Vite da Covid, videomaker a Milano: "Ancora incertezza. Ma importante tornare a vivere"

La chiamano già Fase due B quella che si aprirà lunedì 18 maggio con le linee guida del Governo sulle nuove aperture. Si agli amici ma no ai congiunti fuori regione. E se per valicare i confini regionali senza autocertificazione si dovrà aspettare il 3 giugno, molti commercianti e ristoratori hanno già deciso che le saracinesche rimarranno chiuse alle condizioni stringenti dell’ISS e dell’INAIL sulla sicurezza anti contagio.

Il dpcm Governo va verso delle linee guida uniche. Benché si siano già delineati fronti opposti, anche tra governatori dello stesso colore politico come Veneto e Lombardia. Quest’ultima, pesantamente colpita dall’epidemia, ha visto il contagio tornare ad aumentare dopo le prime aperture della Fase due, sia a Milano che in altre province. “La verità è che molti non si sentono sicuri – afferma Federico, giovane regista e videomaker – non c’è un’idea vera di lotta all’epidemia e lo dimostrano i continui ritardi su tamponi e antivirali. La Fase due, al di là delle immagini dei Navigli, non mi sembra abbia portato molte novità o certezze”. Bresciano di origine e milanese di adozione, ha visto di colpo la città spegnersi: “All’inizio mi sono informato così tanto, sia all’estero che in Italia, che mi è venuta la tendinite da smartphone – afferma -. Poi fortunatamente ho cambiato atteggiamento e mi sono educato a pochi appuntamenti; tra cui il fantomatico bollettino delle 18, l’unica cosa che mi dava l’idea dello scorrere del tempo”.
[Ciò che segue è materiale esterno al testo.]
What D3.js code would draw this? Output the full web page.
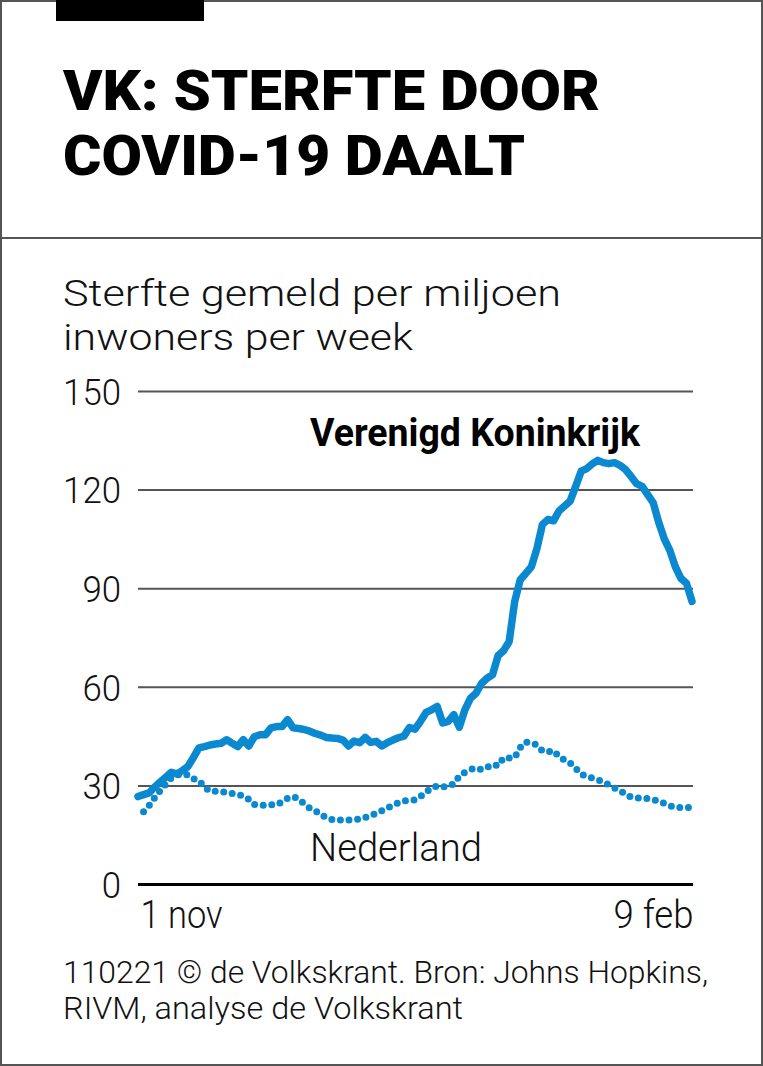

In un periodo di stallo per molte categorie di lavoratori a Federico accade il contrario. A fine febbraio è costretto a lasciare il suo lavoro perché non viene pagato da mesi: è diciamo a partita iva obbligata, risulta come consulente ma in realtà lavora per uno stesso committente non assunto. “L’8 marzo rispondo ad un annuncio su linkedin e il venerdì della stessa settimana faccio il primo colloquio”, ricorda. Ad aprile è assunto in un’agenzia di produzione e informazione. “Di tutte le call che hanno riempito le giornate di molti italiani negli ultimi due mesi posso affermare con certezza: molto meglio la vecchia chiamata per telefono si perde meno tempo – afferma -. E questo non c’entra nulla con lo smartworking che è un’altra cosa”.

Molti hanno discusso sui famosi congiunti e su chi poteva essere visto e chi no. “Quella disposizione non sono riuscito a digerirla – confida Federico -, trovo folle che sia importante chi vedere e non il come vederlo”. In una grande città dove la famiglia, spesso, sono gli amici è difficile conltivare quell’empatia emotiva di cui tutti necessitiamo. “Da un mese personalmente è diventato più importante parlare fisicamente con qualcuno di caro che la paura di prendere il virus prendendo tutte le precauzione del caso – afferma -. Siamo umani, con tutte le accezioni che questa parola porta con se”. E sull’informazione è molto preciso: “Ho letto molte riviste scientifiche e tutte avevano ampiamente previsto la curva del contagio. E ancora una volta si è dimostrato come alcuni governi e paesi sono sempre più preparati di altri o comunque hanno le capacità di rispondere in modo afficace più di altri”.